### To be done
For this task, extract exactly the lines of the data below, from the line containing "Write the TikZ code for this diagram." through the last one, with pictures left out.

START

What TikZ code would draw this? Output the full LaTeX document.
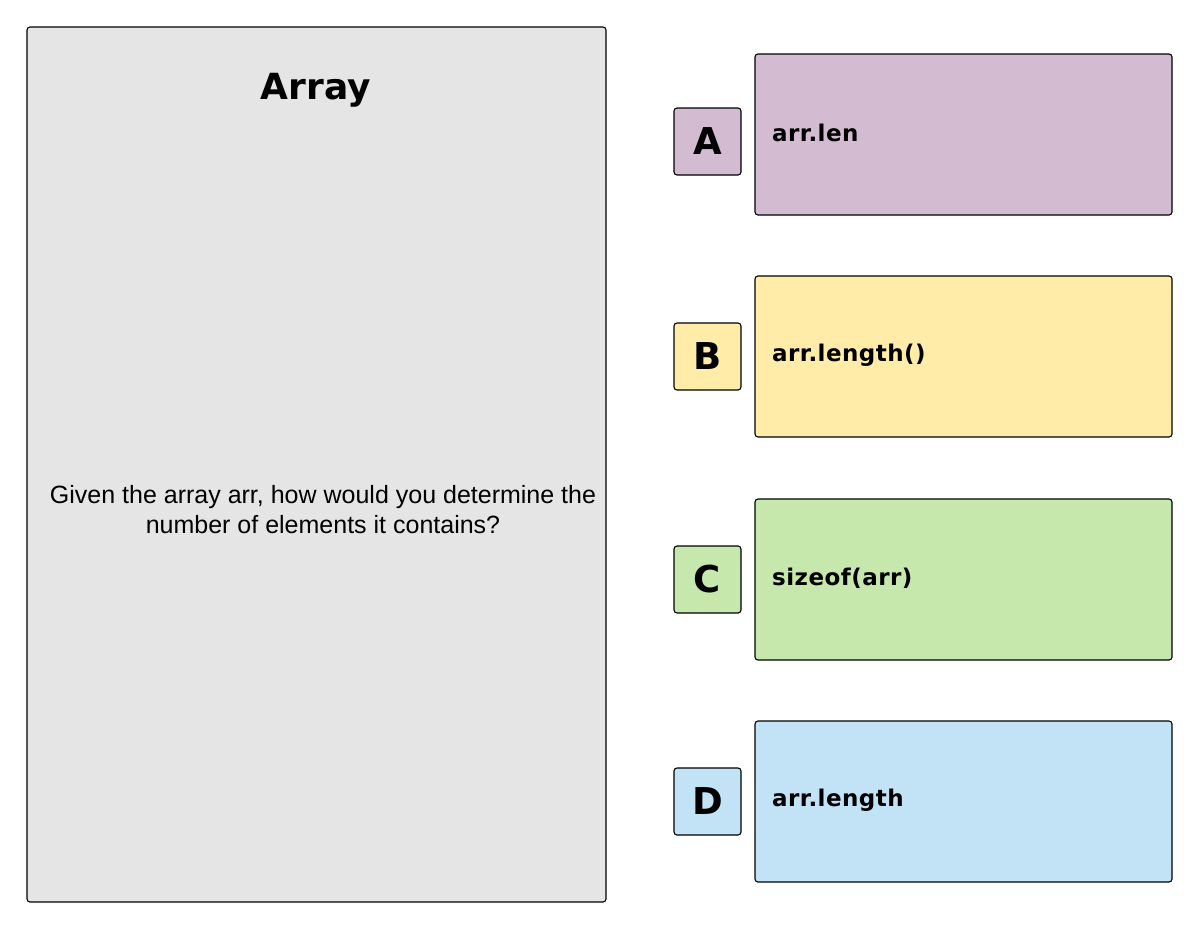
\documentclass[tikz,border=0pt]{standalone}
\usepackage{fontspec}
\setmainfont{Liberation Sans}
\newfontfamily\techfont[LetterSpace=2]{DejaVu Sans}
\newfontfamily\techtitle{DejaVu Sans}
\definecolor{panelgray}{HTML}{E5E5E5}
\definecolor{optA}{HTML}{D3BBD2}
\definecolor{optB}{HTML}{FFECA8}
\definecolor{optC}{HTML}{C7E8AC}
\definecolor{optD}{HTML}{C2E3F6}
\begin{document}
\begin{tikzpicture}[x=1pt,y=-1pt,
  card/.style={draw=black,line width=1.1pt,rounded corners=3pt},
  letterbox/.style={card,minimum width=67pt,minimum height=67pt,inner sep=0pt,
     font=\techtitle\bfseries\fontsize{37}{40}\selectfont},
  optbox/.style={card,minimum width=417pt,minimum height=161pt,inner sep=0pt},
  opttext/.style={anchor=west,inner sep=0pt,font=\techfont\bfseries\fontsize{23}{28}\selectfont}]
\useasboundingbox (0,0) rectangle (1200,930);
% main question panel
\node[card,fill=panelgray,minimum width=579pt,minimum height=875pt,inner sep=0pt] (panel) at (316.5,464.5) {};
\node[inner sep=0pt,font=\techtitle\bfseries\fontsize{36}{40}\selectfont] (title) at (316,90) {Array};
\node[inner sep=0pt,align=center,font=\fontsize{25}{30}\selectfont] (question) at (323,510)
  {Given the array arr, how would you determine the\\number of elements it contains?};
% options
\node[optbox,fill=optA] (boxA) at (963.5,134.5) {};
\node[optbox,fill=optB] (boxB) at (963.5,356.5) {};
\node[optbox,fill=optC] (boxC) at (963.5,579.5) {};
\node[optbox,fill=optD] (boxD) at (963.5,801.5) {};
\node[letterbox,fill=optA] (letA) at (707.5,141.5) {A};
\node[letterbox,fill=optB] (letB) at (707.5,356.5) {B};
\node[letterbox,fill=optC] (letC) at (707.5,579.5) {C};
\node[letterbox,fill=optD] (letD) at (707.5,801.5) {D};
\node[opttext] (txtA) at (772,133) {arr.len};
\node[opttext] (txtB) at (772,355) {arr.length()};
\node[opttext] (txtC) at (772,578) {sizeof(arr)};
\node[opttext] (txtD) at (772,800) {arr.length};
\end{tikzpicture}
\end{document}
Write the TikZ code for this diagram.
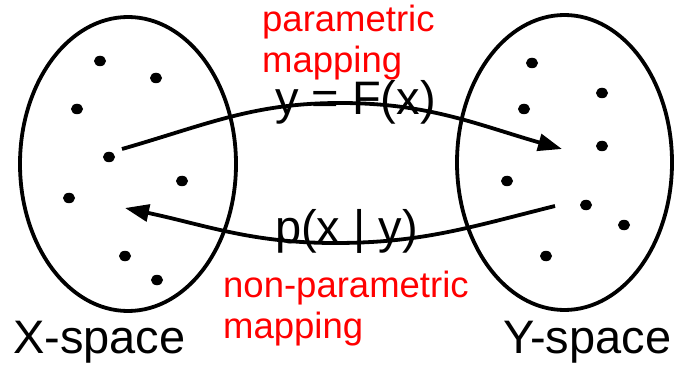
\documentclass[tikz,border=0pt]{standalone}
\usepackage{fontspec}
\setmainfont{Liberation Sans}
\usetikzlibrary{shapes.geometric,arrows.meta}
\definecolor{nred}{RGB}{255,0,0}
\tikzset{
  ell/.style={ellipse,draw=black,line width=3.8pt,inner sep=0pt},
  smp/.style={ellipse,fill=black,minimum width=12pt,minimum height=10.5pt,inner sep=0pt},
  map/.style={line width=3.8pt,-{Triangle[length=24pt,width=17pt]}},
  lab/.style={inner sep=0pt,anchor=base west,font=\fontsize{47}{52}\selectfont},
  note/.style={inner sep=0pt,anchor=base west,text=nred,font=\fontsize{36.5}{41}\selectfont},
}
\begin{document}
\begin{tikzpicture}[x=1pt,y=1pt]
\useasboundingbox (0,0) rectangle (679,367);
% the two spaces
\node[ell,minimum width=216pt,minimum height=294pt] (xsp) at (128,203) {};
\node[ell,minimum width=215pt,minimum height=295pt] (ysp) at (564.5,204.5) {};
% samples in X-space
\node[smp] (x1) at (100,306) {};
\node[smp] (x2) at (156,289) {};
\node[smp] (x3) at (77,258) {};
\node[smp] (x4) at (109,210) {};
\node[smp] (x5) at (182,186) {};
\node[smp] (x6) at (69,169) {};
\node[smp] (x7) at (125,111) {};
\node[smp] (x8) at (157,87) {};
% samples in Y-space
\node[smp] (y1) at (532,304) {};
\node[smp] (y2) at (602,274) {};
\node[smp] (y3) at (524,258) {};
\node[smp] (y4) at (602,221) {};
\node[smp] (y5) at (507,186) {};
\node[smp] (y6) at (586,162) {};
\node[smp] (y7) at (624,142) {};
\node[smp] (y8) at (546,111) {};
% labels
\node[note] (par1) at (262,335) {parametric};
\node[note] (par2) at (262,294) {mapping};
\node[note] (npar1) at (223,70) {non-parametric};
\node[note] (npar2) at (223,29) {mapping};
\node[lab] (fwd) at (275,252) {y = F(x)};
\node[lab] (bwd) at (275,124) {p(x | y)};
\node[lab] (xname) at (13,14) {X-space};
\node[lab] (yname) at (503,14) {Y-space};
% mappings
\coordinate (fwdstart) at (122,218);
\coordinate (fwdpeak) at (340,264);
\coordinate (fwdtip) at (562,218);
\coordinate (bwdstart) at (555,161);
\coordinate (bwdlow) at (335,124);
\coordinate (bwdtip) at (125,159);
\draw[map] (fwdstart) to[out=16,in=180] (fwdpeak) to[out=0,in=164] (fwdtip);
\draw[map] (bwdstart) to[out=194,in=0] (bwdlow) to[out=180,in=-12] (bwdtip);
\end{tikzpicture}
\end{document}
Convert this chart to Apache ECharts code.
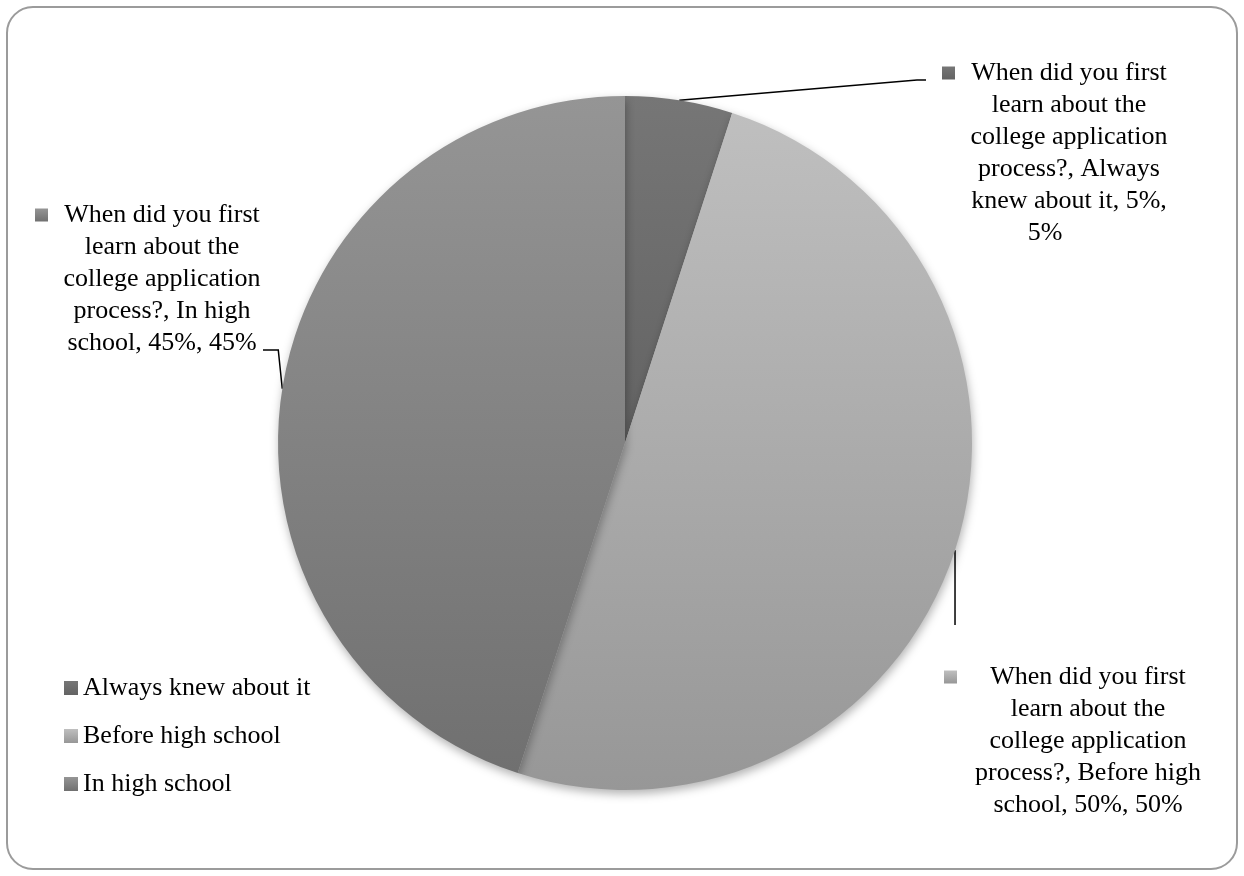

END

### The response
Write the TikZ code for this diagram.
\documentclass[tikz,border=0pt]{standalone}
\usepackage{fontspec}
\setmainfont{Liberation Sans}
\usetikzlibrary{shapes.geometric,arrows.meta}
\definecolor{nred}{RGB}{255,0,0}
\tikzset{
  ell/.style={ellipse,draw=black,line width=3.8pt,inner sep=0pt},
  smp/.style={ellipse,fill=black,minimum width=12pt,minimum height=10.5pt,inner sep=0pt},
  map/.style={line width=3.8pt,-{Triangle[length=24pt,width=17pt]}},
  lab/.style={inner sep=0pt,anchor=base west,font=\fontsize{47}{52}\selectfont},
  note/.style={inner sep=0pt,anchor=base west,text=nred,font=\fontsize{36.5}{41}\selectfont},
}
\begin{document}
\begin{tikzpicture}[x=1pt,y=1pt]
\useasboundingbox (0,0) rectangle (679,367);
% the two spaces
\node[ell,minimum width=216pt,minimum height=294pt] (xsp) at (128,203) {};
\node[ell,minimum width=215pt,minimum height=295pt] (ysp) at (564.5,204.5) {};
% samples in X-space
\node[smp] (x1) at (100,306) {};
\node[smp] (x2) at (156,289) {};
\node[smp] (x3) at (77,258) {};
\node[smp] (x4) at (109,210) {};
\node[smp] (x5) at (182,186) {};
\node[smp] (x6) at (69,169) {};
\node[smp] (x7) at (125,111) {};
\node[smp] (x8) at (157,87) {};
% samples in Y-space
\node[smp] (y1) at (532,304) {};
\node[smp] (y2) at (602,274) {};
\node[smp] (y3) at (524,258) {};
\node[smp] (y4) at (602,221) {};
\node[smp] (y5) at (507,186) {};
\node[smp] (y6) at (586,162) {};
\node[smp] (y7) at (624,142) {};
\node[smp] (y8) at (546,111) {};
% labels
\node[note] (par1) at (262,335) {parametric};
\node[note] (par2) at (262,294) {mapping};
\node[note] (npar1) at (223,70) {non-parametric};
\node[note] (npar2) at (223,29) {mapping};
\node[lab] (fwd) at (275,252) {y = F(x)};
\node[lab] (bwd) at (275,124) {p(x | y)};
\node[lab] (xname) at (13,14) {X-space};
\node[lab] (yname) at (503,14) {Y-space};
% mappings
\coordinate (fwdstart) at (122,218);
\coordinate (fwdpeak) at (340,264);
\coordinate (fwdtip) at (562,218);
\coordinate (bwdstart) at (555,161);
\coordinate (bwdlow) at (335,124);
\coordinate (bwdtip) at (125,159);
\draw[map] (fwdstart) to[out=16,in=180] (fwdpeak) to[out=0,in=164] (fwdtip);
\draw[map] (bwdstart) to[out=194,in=0] (bwdlow) to[out=180,in=-12] (bwdtip);
\end{tikzpicture}
\end{document}
Convert this chart to Apache ECharts code.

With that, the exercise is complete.